Bij de beoordeling van het hoger beroep zijn de feiten en omstandigheden van belang. Appellante heeft zich op 6 maart 2020 bij het college gemeld om bijstand aan te vragen en heeft op 7 april 2020 een aanvraag ingediend. Uit de door appellante verstrekte bankafschriften bleek dat zij in de maanden maart, april en mei van 2020 respectievelijk € 1.628,-, € 1.010,- en € 2.354,- aan kasstortingen en bijschrijvingen heeft ontvangen. Het college heeft appellante verzocht om hierover uitleg te geven. In de door appellante overgelegde verklaring heeft zij toegelicht dat deze bedragen leningen zijn van haar vriend, maar het college heeft de aanvraag afgewezen omdat appellante niet aannemelijk heeft gemaakt dat het om leningen voor levensonderhoud ging.
De rechtbank heeft het beroep tegen het bestreden besluit ongegrond verklaard en daarmee het bestreden besluit in stand gelaten. Appellante is het niet eens met deze uitspraak en heeft hoger beroep ingesteld.
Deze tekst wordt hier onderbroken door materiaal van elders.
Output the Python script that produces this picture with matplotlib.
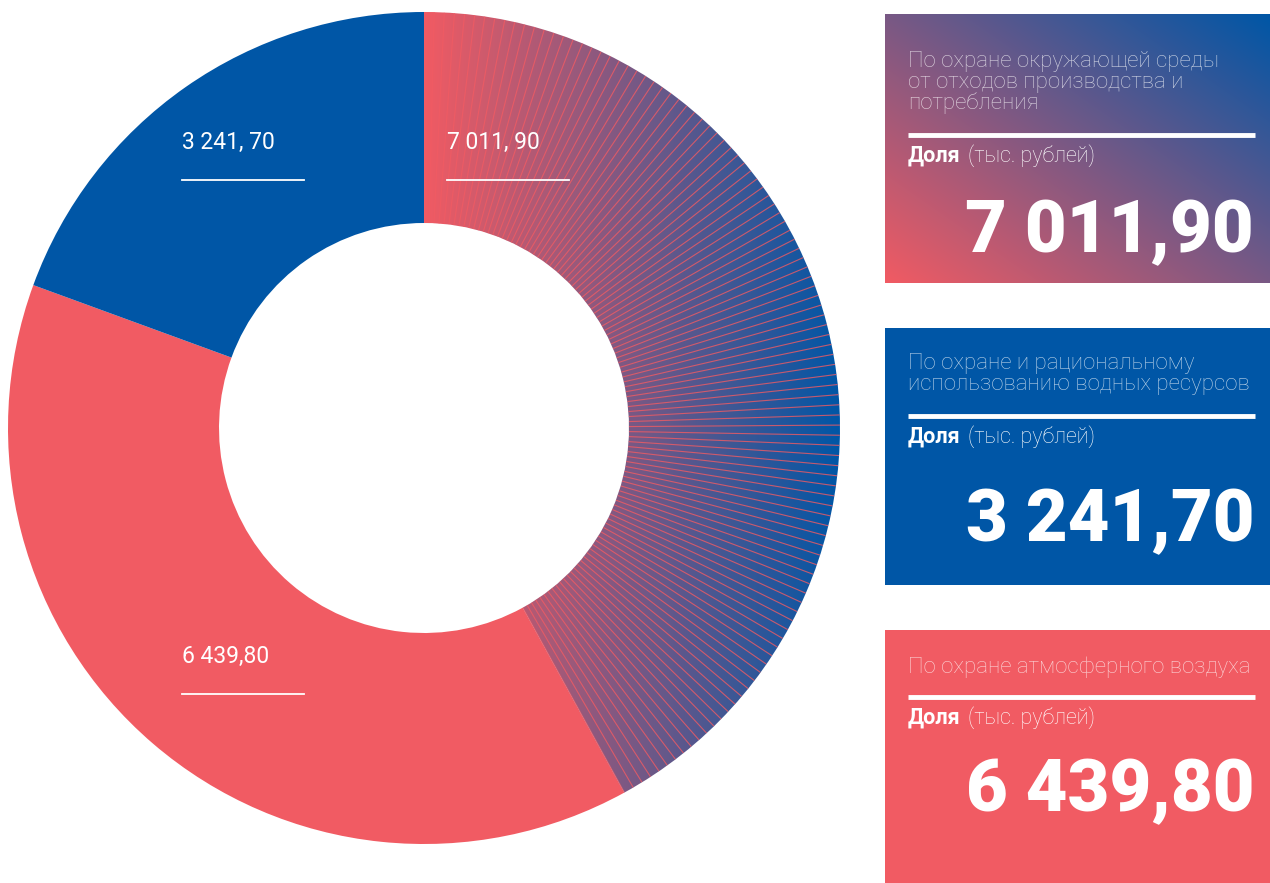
import matplotlib
matplotlib.use('Agg')
import matplotlib.pyplot as plt
import numpy as np
from matplotlib.patches import Wedge, Rectangle
from matplotlib.collections import LineCollection
from matplotlib.colors import to_rgb

# data
categories = ['По охране окружающей среды\nот отходов производства и\nпотребления',
              'По охране атмосферного воздуха',
              'По охране и рациональному\nиспользованию водных ресурсов']
values = [7011.90, 6439.80, 3241.70]
ring_labels = ['7 011, 90', '6 439,80', '3 241, 70']
box_order = [0, 2, 1]  # boxes on the right, top to bottom

RED = '#f15b63'
BLUE = '#0056a6'
W, H = 1270, 883
cx, cy = 424, 428
r_out, r_in = 416, 205


def fmt(v):
    return '{:,.2f}'.format(v).replace(',', ' ').replace('.', ',')


def blend(t):
    a, b = np.array(to_rgb(RED)), np.array(to_rgb(BLUE))
    t = np.clip(t, 0, 1)[..., None]
    return a * (1 - t) + b * t


fig = plt.figure(figsize=(W / 100, H / 100), dpi=100)
ax = fig.add_axes([0, 0, 1, 1])
ax.axis('off')

# donut, clockwise from top (y axis is inverted -> data angles grow clockwise)
total = sum(values)
angles = np.cumsum([0] + [v / total * 360 for v in values])
seg_colors = [None, RED, BLUE]
wedges = []
for i, v in enumerate(values):
    w = Wedge((cx, cy), r_out, -90 + angles[i], -90 + angles[i + 1], width=r_out - r_in,
              facecolor=seg_colors[i] if seg_colors[i] else 'none', edgecolor='none')
    ax.add_patch(w)
    wedges.append(w)

# gradient fill for the first segment
grad = blend(np.linspace(0, 1, 256))[None, :, :]
im = ax.imshow(grad, extent=(cx, cx + r_out, cy + r_out, cy - r_out), origin='upper',
               aspect='auto', interpolation='bilinear', zorder=1)
im.set_clip_path(wedges[0])
th = np.deg2rad(np.arange(-90 + angles[0], -90 + angles[1], 1.4))
segs = [[(cx + r_in * np.cos(t), cy + r_in * np.sin(t)),
         (cx + r_out * np.cos(t), cy + r_out * np.sin(t))] for t in th]
lc = LineCollection(segs, colors=RED, linewidths=0.8, alpha=0.8, zorder=2)
ax.add_collection(lc)
lc.set_clip_path(wedges[0])

# ring labels
label_pos = [(447, 142), (182, 656), (182, 142)]
for (x, y), txt in zip(label_pos, ring_labels):
    ax.text(x, y, txt, color='white', fontsize=16.5, family='Roboto', fontweight='normal',
            ha='left', va='center', zorder=5)
    ax.plot([x, x + 122], [y + 38, y + 38], color='white', lw=1.3, zorder=5)

# right boxes: (top, bottom, title top, rule y, value centre)
boxes = [(14, 283, 51, 135, 233), (328, 585, 353, 416, 522), (630, 883, 656, 697, 792)]
box_fill = [None, BLUE, RED]
for (y0, y1, ty, ly, vy), idx, fill in zip(boxes, box_order, box_fill):
    if fill is None:
        yy, xx = np.mgrid[0:1:120j, 0:1:180j]
        g = blend((xx + (1 - yy)) / 2)
        ax.imshow(g, extent=(885, W, y1, y0), origin='upper', aspect='auto',
                  interpolation='bilinear', zorder=1)
    else:
        ax.add_patch(Rectangle((885, y0), W - 885, y1 - y0, facecolor=fill, edgecolor='none'))
    ax.text(908, ty, categories[idx], color='white', alpha=0.72, fontsize=16,
            family='Roboto', fontweight='light', ha='left', va='top', linespacing=0.97)
    ax.plot([908, 1255], [ly, ly], color='white', lw=3.5, solid_capstyle='butt')
    ax.text(908, ly + 21, 'Доля', color='white', fontsize=15.5, family='Roboto',
            fontweight='bold', ha='left', va='center')
    ax.text(968, ly + 21, '(тыс. рублей)', color='white', fontsize=15.5, family='Roboto',
            fontweight='light', ha='left', va='center')
    ax.text(1254, vy, fmt(values[idx]), color='white', fontsize=52, family='Roboto',
            fontweight='black', ha='right', va='center')

ax.set_xlim(0, W)
ax.set_ylim(H, 0)
fig.savefig('out.png', dpi=100, facecolor='white')
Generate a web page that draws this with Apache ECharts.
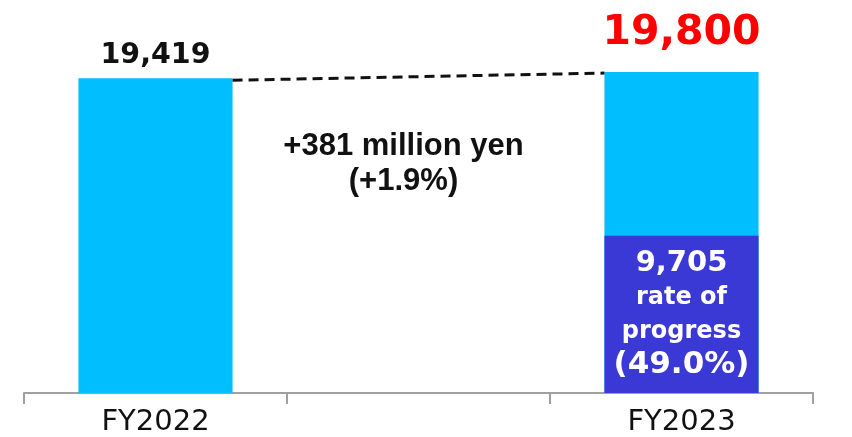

De Raad heeft geoordeeld dat het college de gelden terecht als inkomen heeft aangemerkt, omdat appellante niet voldoende bewijs heeft geleverd dat de bedragen als leningen zijn verstrekt voor haar levensonderhoud. De Raad bevestigt de uitspraak van de rechtbank en oordeelt dat appellante recht heeft op een vergoeding voor haar proceskosten in hoger beroep.